▶ _WHAT THE EXERCISE ASKS_: From the line with "Reproduce this chart" to the line with "const groupCounts = ['(n=7)', '(n=7)', '(n=7)'];", both included, repeat each line exactly and leave out the pictures.

▶ _EXERCISE MATERIALS_:
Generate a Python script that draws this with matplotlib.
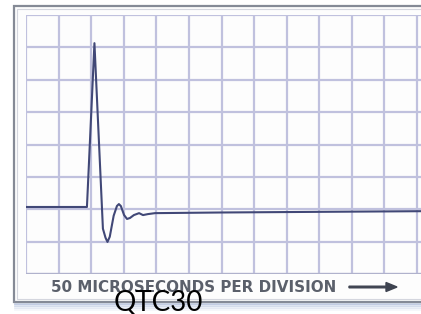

---

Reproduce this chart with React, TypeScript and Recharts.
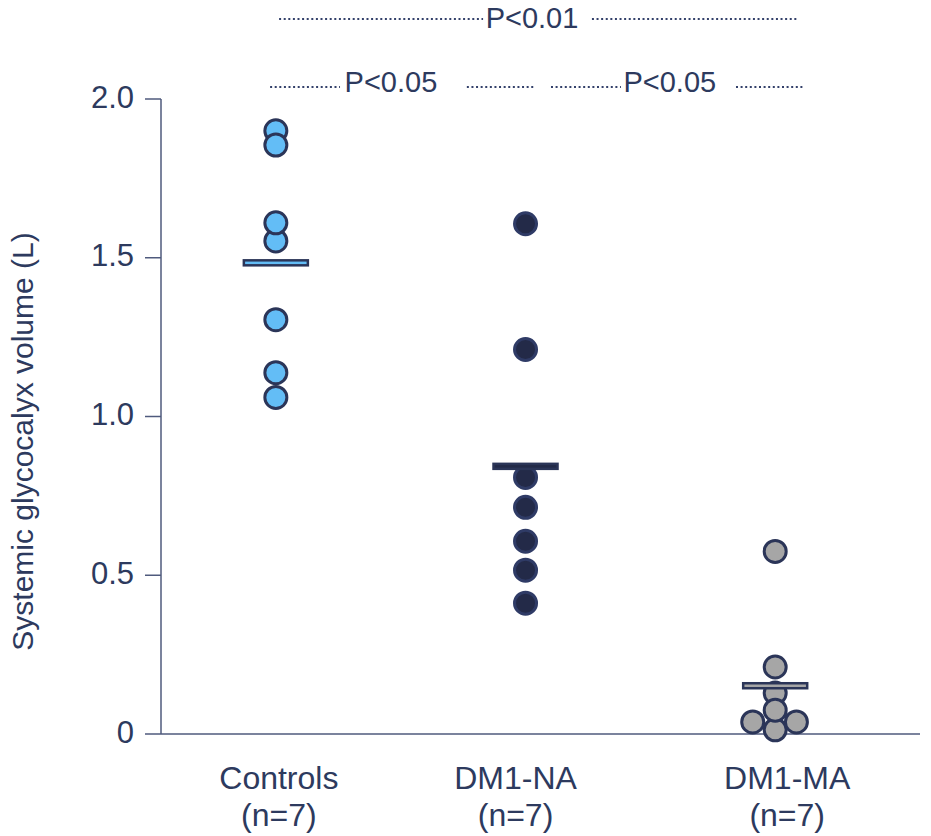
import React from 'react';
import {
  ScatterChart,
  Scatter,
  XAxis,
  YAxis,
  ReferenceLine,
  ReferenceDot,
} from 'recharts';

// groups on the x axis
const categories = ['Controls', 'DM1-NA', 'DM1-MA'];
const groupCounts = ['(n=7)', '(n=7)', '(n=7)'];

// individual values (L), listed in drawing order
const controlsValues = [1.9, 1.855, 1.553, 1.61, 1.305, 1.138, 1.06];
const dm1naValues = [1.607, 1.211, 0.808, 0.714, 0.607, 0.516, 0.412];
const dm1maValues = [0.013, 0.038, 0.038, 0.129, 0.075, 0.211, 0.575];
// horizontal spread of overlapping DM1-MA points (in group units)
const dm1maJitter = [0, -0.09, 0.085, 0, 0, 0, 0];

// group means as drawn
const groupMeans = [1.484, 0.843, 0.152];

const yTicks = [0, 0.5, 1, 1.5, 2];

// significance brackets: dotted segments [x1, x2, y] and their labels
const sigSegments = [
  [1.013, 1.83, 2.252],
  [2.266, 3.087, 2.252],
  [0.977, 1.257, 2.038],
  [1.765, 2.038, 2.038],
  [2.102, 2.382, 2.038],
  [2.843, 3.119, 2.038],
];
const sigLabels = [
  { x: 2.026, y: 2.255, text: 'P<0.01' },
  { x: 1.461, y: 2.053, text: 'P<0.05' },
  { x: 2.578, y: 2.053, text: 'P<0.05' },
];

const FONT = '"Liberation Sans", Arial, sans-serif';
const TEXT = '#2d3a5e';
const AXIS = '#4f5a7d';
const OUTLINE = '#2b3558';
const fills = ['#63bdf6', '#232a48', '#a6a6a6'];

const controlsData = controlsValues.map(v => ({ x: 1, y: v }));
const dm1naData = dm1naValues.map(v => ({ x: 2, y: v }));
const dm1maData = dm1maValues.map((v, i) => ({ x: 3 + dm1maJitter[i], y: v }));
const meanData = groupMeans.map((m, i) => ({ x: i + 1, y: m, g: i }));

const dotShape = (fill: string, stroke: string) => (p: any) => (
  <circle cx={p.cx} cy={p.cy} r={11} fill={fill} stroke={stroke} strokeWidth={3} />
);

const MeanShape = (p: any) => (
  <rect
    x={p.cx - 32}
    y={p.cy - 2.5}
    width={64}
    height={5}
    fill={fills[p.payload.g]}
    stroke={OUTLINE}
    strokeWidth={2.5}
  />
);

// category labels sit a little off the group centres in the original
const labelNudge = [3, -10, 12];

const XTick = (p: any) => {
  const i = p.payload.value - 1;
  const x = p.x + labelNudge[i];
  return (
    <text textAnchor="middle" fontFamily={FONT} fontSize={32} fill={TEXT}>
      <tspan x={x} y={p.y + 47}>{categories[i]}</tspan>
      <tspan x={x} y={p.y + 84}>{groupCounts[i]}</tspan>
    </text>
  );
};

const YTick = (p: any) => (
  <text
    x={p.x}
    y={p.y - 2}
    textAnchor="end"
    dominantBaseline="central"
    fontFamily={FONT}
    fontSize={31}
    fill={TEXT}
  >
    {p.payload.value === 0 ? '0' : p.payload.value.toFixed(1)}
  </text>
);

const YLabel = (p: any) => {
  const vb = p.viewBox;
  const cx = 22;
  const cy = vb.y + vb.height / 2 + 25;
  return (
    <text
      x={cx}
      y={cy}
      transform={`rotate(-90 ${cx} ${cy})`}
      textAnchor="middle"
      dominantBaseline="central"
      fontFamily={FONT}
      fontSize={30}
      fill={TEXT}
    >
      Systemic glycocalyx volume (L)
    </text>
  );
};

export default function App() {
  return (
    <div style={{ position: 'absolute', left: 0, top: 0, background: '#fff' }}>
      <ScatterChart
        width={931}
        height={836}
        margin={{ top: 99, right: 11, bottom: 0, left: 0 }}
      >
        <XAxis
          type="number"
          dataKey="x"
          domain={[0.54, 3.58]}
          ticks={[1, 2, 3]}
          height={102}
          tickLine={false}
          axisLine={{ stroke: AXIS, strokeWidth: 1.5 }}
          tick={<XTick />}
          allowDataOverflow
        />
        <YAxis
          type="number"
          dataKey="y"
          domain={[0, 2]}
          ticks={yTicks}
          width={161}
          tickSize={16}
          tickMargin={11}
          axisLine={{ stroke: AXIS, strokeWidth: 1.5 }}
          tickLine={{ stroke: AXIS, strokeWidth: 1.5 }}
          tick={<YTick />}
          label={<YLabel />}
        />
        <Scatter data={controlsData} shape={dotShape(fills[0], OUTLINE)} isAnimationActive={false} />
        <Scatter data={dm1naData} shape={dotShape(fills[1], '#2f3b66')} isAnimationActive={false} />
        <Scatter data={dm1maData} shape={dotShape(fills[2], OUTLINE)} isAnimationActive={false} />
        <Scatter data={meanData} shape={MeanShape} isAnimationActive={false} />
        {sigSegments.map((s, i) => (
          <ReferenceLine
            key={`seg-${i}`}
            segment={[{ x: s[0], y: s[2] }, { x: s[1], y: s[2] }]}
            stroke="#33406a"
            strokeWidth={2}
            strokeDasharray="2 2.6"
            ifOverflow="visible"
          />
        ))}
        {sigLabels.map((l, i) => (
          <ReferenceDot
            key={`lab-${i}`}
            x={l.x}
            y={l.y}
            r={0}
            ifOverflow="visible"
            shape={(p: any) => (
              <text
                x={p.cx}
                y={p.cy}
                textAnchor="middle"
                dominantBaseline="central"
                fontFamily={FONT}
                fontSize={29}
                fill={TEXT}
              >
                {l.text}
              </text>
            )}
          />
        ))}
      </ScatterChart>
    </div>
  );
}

▶ _ANSWER FOR THIS EXERCISE_:
Reproduce this chart with React, TypeScript and Recharts.
import React from 'react';
import {
  ScatterChart,
  Scatter,
  XAxis,
  YAxis,
  ReferenceLine,
  ReferenceDot,
} from 'recharts';

// groups on the x axis
const categories = ['Controls', 'DM1-NA', 'DM1-MA'];
const groupCounts = ['(n=7)', '(n=7)', '(n=7)'];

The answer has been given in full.